As I understand it, we are to have an inter-Departmental Committee under the chairmanship of Lord Waverley, which will consider, among other things, the causes of the recent floods and the possibilities of a recurrence in Great Britain;to consider what margin of safety for sea defences would be reasonable and practicable having regard on the one hand to the estimated risks involved and on the other to the cost of protective measures;to consider whether any further measures should be taken by a system of warning or otherwise to lessen the risk of loss of life and serious damage to property;to review the lessons to be learned from the disaster and the administrative and financial responsibilities of the various bodies concerned in providing and maintaining the sea defences and replacing them in the event of damage;and to make recommendations. In my opinion, the Committee should go further than that. I have great respect for the interests represented on the Committee, but I suggest that it is not quite the right sort of Committee for the job. In the main, those on the Committee are officials. I could not take down all the names, but the interests represented are science, someone with considerable experience at the Ministry of Food, Sir Basil Neven-Spence—Lord Lieutenant of Zetland—a gentleman who is a Fellow of the Royal Society, a representative of civil engineering, the Lord Lieutenant of Huntingdonshire—and I should not have thought that was the best county to be represented on such a committee if we are considering the problem from the aspect of civil government—a gentleman learned in geography and somebody who has been a civil servant at the Ministry of Housing and Local Government.
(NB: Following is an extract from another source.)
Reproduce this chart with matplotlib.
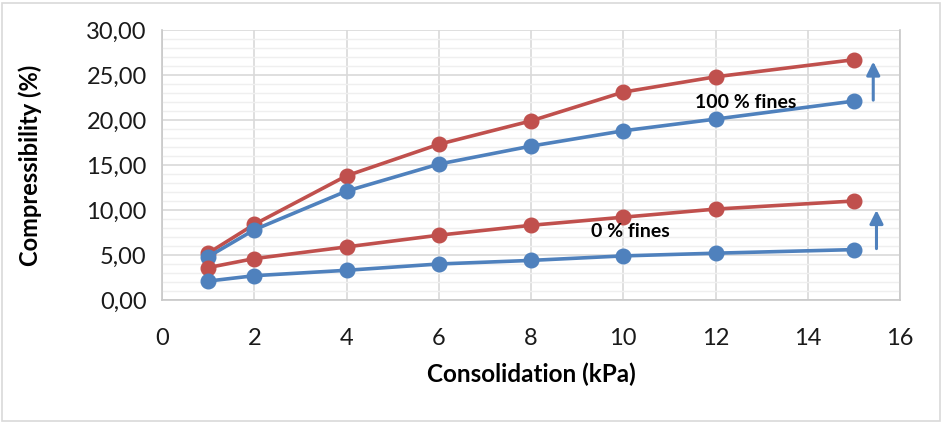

It is the local authority upon which much of the responsibility falls at this time. I suggest, therefore, that this Committee is not earthy enough. We want to see on it somebody from the front rank of borough treasurers as well as working members and working officials of local authorities. We should not consider this question with the nice degree of objectivity which the personalities on the Committee seem to indicate to be in Lord Waverley's mind.

May I, with great respect, say a few words about the Chairman? He is a distinguished civil servant. We knew him in the House, but he always struck me as one of those people who are not quite as other men are. Somebody suggests that that is an understatement, but I think it is largely true. In his whole background, he was in the House of Commons but not of it; he was rather more a civil servant than he was a working politician. In the main he represented a university seat, never much subject to electoral pressure.